Virginia’s disappearing mountain Eden
As I reported last week, I’m in Appalachia, Va. to attend a hearing by the Virginia Air Resources Board about whether or not Virginia will permit Dominion Power to build a dirty, coal-fired power plant. It’s Eden in the Mountains here — miles and miles of green, forested mountains in every direction. Inside the forests, it’s even better. My wife and I went on a hike through old growth hemlock groves (and did a trail-cleaning service project in the nearby Jefferson National Forest) with naturalist and activist Anna Hess of the Clinch Coalition and learned that this region is the most bio-diverse in the mainland United States, with different little endangered salamanders creeping around the top of every mountain and old growth hemlock groves around many corners.
But, all around, those natural wonders are being devoured by the coal industry at an alarming rate. Those glorious forests (and their salamanders, deer, and beavers) have been totally obliterated in many places to get at small seams of coal that will be sent to Washington, D.C., Virginia, and elsewhere to be burned and turned into the greenhouse gases imperiling the planet — leaving massive gashes in this paradise.
Tomorrow, we’ll try to stop the destruction (and Gov. Kaine’s (D-Va) acquiescence in increasing Virginians’ already high electricity rates) by testifying at the Virginia Air Board hearing. They’re trying to stack the cards against the climate and the forests and the air by forbidding any testimony from people who haven’t already commented and by prohibiting people who have already testified from saying anything new (apparently, they’ve been reading their Kafka).They’re also, significantly, holding the hearing in the part of the state most likely to favor new coal.

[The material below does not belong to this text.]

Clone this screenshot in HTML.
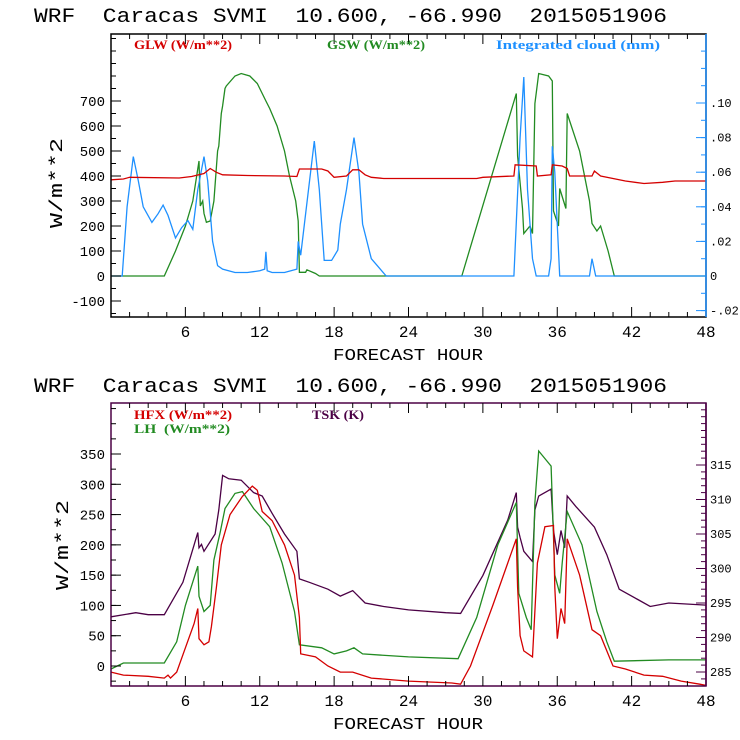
<!DOCTYPE html>
<html><head><meta charset="utf-8"><style>
html,body{margin:0;padding:0;background:#fff;width:740px;height:740px;overflow:hidden}
svg{display:block}
text{font-family:"Liberation Mono","DejaVu Sans Mono",monospace;white-space:pre}
</style></head><body>
<svg id="chart" width="740" height="740" viewBox="0 0 740 740" xmlns="http://www.w3.org/2000/svg"></svg>
<script>
// ---- top panel data (hour, value) ----
const glwHours = [0,1,1.5,5.5,6.5,7.5,8,8.5,9,11,14,15,15.2,17,17.5,18,19,19.5,20,20.5,21,22,29.5,30,32.5,32.6,34.3,34.4,35.5,35.6,36.4,36.8,37,38.8,39,39.5,40.5,41.5,43,44.5,45.5,48];
const glwValues = [385,388,395,392,398,410,430,415,405,402,400,398,428,428,420,395,400,425,425,405,395,390,390,395,400,445,440,400,405,445,440,430,400,400,420,400,390,380,370,375,380,380];
const gswHours = [0,4.3,5.2,6,6.6,7.1,7.2,7.4,7.5,7.7,8,8.3,8.6,8.7,8.9,9,9.2,9.3,10,10.5,11.2,11.8,12.5,12.8,13.4,14,14.4,14.9,15.1,15.2,15.7,15.8,16.5,16.8,28.3,32.7,32.8,33.2,33.3,33.8,34,34.2,34.5,35.3,35.6,35.7,36.1,36.2,36.7,36.8,37.8,38.6,38.8,39.2,39.5,40.1,40.6,48];
const gswValues = [0,0,100,200,300,460,280,300,250,215,220,300,500,520,650,680,750,760,800,810,800,770,700,670,600,500,400,300,220,15,15,25,10,0,0,730,480,270,170,200,170,690,810,800,780,260,200,350,270,650,500,300,210,180,200,100,0,0];
const cloudHours = [0,0.9,1.3,1.8,2.2,2.6,3.3,3.8,4.2,4.6,5.2,5.7,6.2,6.6,7,7.5,7.8,8.2,8.6,9,10,11,12,12.4,12.5,12.6,13,14,15,15.1,15.3,15.6,16.4,16.8,17.2,17.8,18.3,18.5,19,19.6,20,20.3,21,22.2,32.5,33,33.3,33.6,34,34.3,35.3,35.5,35.6,35.8,36.2,38.6,38.8,39.1,48];
const cloudValues = [0,0,0.04,0.069,0.055,0.04,0.031,0.036,0.041,0.035,0.022,0.028,0.032,0.027,0.05,0.069,0.055,0.02,0.006,0.004,0.002,0.002,0.003,0.004,0.014,0.003,0.002,0.002,0.004,0.02,0.012,0.03,0.078,0.05,0.009,0.009,0.015,0.03,0.05,0.08,0.06,0.03,0.01,0,0,0.08,0.115,0.05,0.01,0,0,0.01,0.075,0.06,0,0,0.01,0,0];
// ---- bottom panel data ----
const hfxHours = [0,1,3,4.3,4.6,4.8,5.3,6,6.7,7,7.1,7.5,7.9,8.1,8.5,8.9,9.6,10.6,11.4,11.8,12.2,13,14,14.8,15.2,15.3,16.5,17.5,18.5,19.5,21,24,27.5,28.2,29,30.8,32.7,32.8,33,33.3,34,34.4,35,35.7,35.8,36,36.3,36.6,36.8,37.8,38.8,39.5,40.5,41.5,43,44.5,46,47.5,48];
const hfxValues = [-10,-15,-17,-20,-15,-20,-10,30,70,95,45,35,40,65,130,200,250,280,297,290,255,240,200,150,80,20,15,0,-10,-10,-20,-25,-28,-30,0,100,210,130,50,25,15,170,230,232,130,45,95,70,210,150,60,50,0,-5,-15,-17,-25,-30,-32];
const lhHours = [0,1,4.3,5.3,6,7,7.1,7.5,8,8.3,8.8,9.2,10,10.6,11.5,12.8,13.8,14.8,15.2,17,18,19,19.6,20.3,24,28,29.5,31.2,32.7,32.9,33.5,33.9,34.2,34.5,35.5,35.8,36.2,36.4,36.8,38,39.2,40,40.6,45,48];
const lhValues = [-5,5,5,40,100,165,115,90,100,175,220,260,285,288,260,230,170,90,35,30,20,25,30,20,15,12,80,200,270,120,80,60,270,355,330,150,120,170,255,200,90,40,8,10,10];
const tskHours = [0,2,3,4.3,5.8,7,7.1,7.3,7.5,8.4,8.7,9,9.5,10.5,11.5,12.2,13,14,15,15.2,16,17.5,18.5,19.5,20.5,22,24,27,28.2,30,32,32.7,32.8,33,33.3,34,34.2,34.5,35.5,35.7,36,36.3,36.6,36.8,37.5,39,40,41,42.5,43.5,45,48];
const tskValues = [293,293.6,293.3,293.3,298,305.2,303,303.5,302.5,305,308.5,313.5,313,312.8,311,310.5,308,305,302.5,298.5,298,297,296,296.8,295,294.5,294,293.6,293.5,299,307,311,306,304.5,302.5,301,308.5,310.5,311.5,305.5,302,305.5,303,310.5,309,306,302,297,295.5,294.5,295,294.7];
const xTicks = [6,12,18,24,30,36,42,48];
const topLeftTicks = [-100,0,100,200,300,400,500,600,700];
const topRightTicks = [-0.02,0,0.02,0.04,0.06,0.08,0.10];
const topRightLabels = ['-.02','0','.02','.04','.06','.08','.10'];
const botLeftTicks = [0,50,100,150,200,250,300,350];
const botRightTicks = [285,290,295,300,305,310,315];

const svg = document.getElementById('chart');
const NS = 'http://www.w3.org/2000/svg';
function mk(tag, attrs, parent){const e=document.createElementNS(NS,tag);for(const k in attrs)e.setAttribute(k,attrs[k]);(parent||svg).appendChild(e);return e;}
const X0=111, X1=706;
const xs = h => X0 + (X1-X0)*h/48;

function panel(cfg){
  const g = mk('g',{});
  
  
  const t = mk('text',{x:34,y:cfg.titleY,'font-size':20,fill:'#000',textLength:633,lengthAdjust:'spacingAndGlyphs'},g);
  t.textContent='WRF  Caracas SVMI  10.600, -66.990  2015051906';
  
  
  cfg.series.forEach(s=>{
    let d='';
    s.h.forEach((h,i)=>{d+=(i?'L':'M')+xs(h).toFixed(1)+' '+s.y(s.v[i]).toFixed(1);});
    const p = mk('path',{d:d,fill:'none',stroke:s.color,'stroke-width':1.3},g);
    
    
  });
  const f = mk('rect',{x:X0,y:cfg.top,width:X1-X0,height:cfg.bot-cfg.top,fill:'none',stroke:cfg.frame,'stroke-width':1.5},g);
  
  
  mk('line',{x1:X1,y1:cfg.top,x2:X1,y2:cfg.bot,stroke:cfg.rightColor,'stroke-width':1.5},g);
  for(let h=1.5;h<48;h+=1.5){
    const len = (h%6===0)?10:5;
    mk('line',{x1:xs(h),y1:cfg.bot,x2:xs(h),y2:cfg.bot-len,stroke:'#000'},g);
    mk('line',{x1:xs(h),y1:cfg.top,x2:xs(h),y2:cfg.top+len,stroke:'#000'},g);
  }
  xTicks.forEach(h=>{
    const l = mk('text',{x:xs(h),y:cfg.bot+20,'font-size':16,'text-anchor':'middle',fill:'#000'},g);
    l.textContent=h;
    
    
  });
  const xt = mk('text',{x:333,y:cfg.bot+43,'font-size':17,fill:'#000',textLength:150,lengthAdjust:'spacingAndGlyphs'},g);
  xt.textContent='FORECAST HOUR';
  
  
  cfg.leftTicks.forEach(v=>{
    const y=cfg.yl(v);
    mk('line',{x1:X0,y1:y,x2:X0+10,y2:y,stroke:'#000'},g);
    const l = mk('text',{x:X0-6,y:y+5,'font-size':14,'text-anchor':'end',fill:'#000'},g);
    l.textContent=v;
    
    
  });
  for(let v=cfg.lmin;v<=cfg.lmax;v+=cfg.lminor){const y=cfg.yl(v);if(y>cfg.top&&y<cfg.bot)mk('line',{x1:X0,y1:y,x2:X0+5,y2:y,stroke:'#000'},g);}
  cfg.rightTicks.forEach((v,i)=>{
    const y=cfg.yr(v);
    mk('line',{x1:X1,y1:y,x2:X1-10,y2:y,stroke:cfg.rightColor},g);
    const l = mk('text',{x:X1+4,y:y+4,'font-size':12,fill:'#000'},g);
    l.textContent=cfg.rightLabels?cfg.rightLabels[i]:v;
    
    
  });
  for(let v=cfg.rmin;v<=cfg.rmax+1e-9;v+=cfg.rminor){const y=cfg.yr(v);if(y>cfg.top&&y<cfg.bot)mk('line',{x1:X1,y1:y,x2:X1-5,y2:y,stroke:cfg.rightColor},g);}
  const yt = mk('text',{x:0,y:0,'font-size':18,'text-anchor':'middle',fill:'#000',textLength:90,lengthAdjust:'spacingAndGlyphs',transform:`translate(${cfg.ytX},${cfg.ytY}) rotate(-90)`},g);
  yt.textContent='W/m**2';
  
  
  cfg.legend.forEach(L=>{
    const l = mk('text',{x:L.x,y:L.y,'font-size':13,'font-weight':'bold',fill:L.color,style:'font-family:"Liberation Serif",serif',textLength:L.len,lengthAdjust:'spacingAndGlyphs'},g);
    l.textContent=L.text;
    
    
  });
}

const ylTop = v => 276 - v*0.25;
const yrTop = v => 276 - v*1730;
panel({name:'radiation-panel',titleY:22,top:34,bot:317,frame:'#000',rightColor:'#1e90ff',
  yl:ylTop, yr:yrTop, leftTicks:topLeftTicks, rightTicks:topRightTicks, rightLabels:topRightLabels,
  lmin:-150,lmax:1000,lminor:50,rmin:-0.02,rmax:0.16,rminor:0.01,ytX:62,ytY:183,
  series:[
    {name:'gsw-line',h:gswHours,v:gswValues,y:ylTop,color:'#228b22'},
    {name:'cloud-line',h:cloudHours,v:cloudValues,y:yrTop,color:'#1e90ff'},
    {name:'glw-line',h:glwHours,v:glwValues,y:ylTop,color:'#d40000'}],
  legend:[{x:134,y:49,text:'GLW (W/m**2)',color:'#d40000',len:98},{x:327,y:49,text:'GSW (W/m**2)',color:'#228b22',len:98},{x:496,y:49,text:'Integrated cloud (mm)',color:'#1e90ff',len:164}]});

const ylBot = v => 666 - v*0.6057;
const yrBot = v => 672 - (v-285)*6.9;
panel({name:'flux-panel',titleY:392,top:403,bot:686,frame:'#4b0045',rightColor:'#4b0045',
  yl:ylBot, yr:yrBot, leftTicks:botLeftTicks, rightTicks:botRightTicks,
  lmin:-50,lmax:450,lminor:25,rmin:284,rmax:324,rminor:1,ytX:68,ytY:545,
  series:[
    {name:'tsk-line',h:tskHours,v:tskValues,y:yrBot,color:'#4b0045'},
    {name:'lh-line',h:lhHours,v:lhValues,y:ylBot,color:'#228b22'},
    {name:'hfx-line',h:hfxHours,v:hfxValues,y:ylBot,color:'#d40000'}],
  legend:[{x:134,y:419,text:'HFX (W/m**2)',color:'#d40000',len:98},{x:134,y:433,text:'LH  (W/m**2)',color:'#228b22',len:96},{x:312,y:419,text:'TSK (K)',color:'#4b0045',len:52}]});
</script>
</body></html>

But there are lots of people at the United Mine Workers Hall for our pre-testimony dinner (apparently, the mountaintop removal mines aren’t unionized). The UMW is letting Southern Appalachian Mountain Stewards use their facilities — leading to the incongruous images of pictures that say “Coal is one of God’s gifts” with “Clean Energy” signs and a drawings of an evil coal executive oozing dollars from his pockets. We’ve got local people and dedicated outsiders (best line of the weekend: “No, I’m not from here, but I got here as soon as I could.”) and it seems like we have a shot at success. More tomorrow!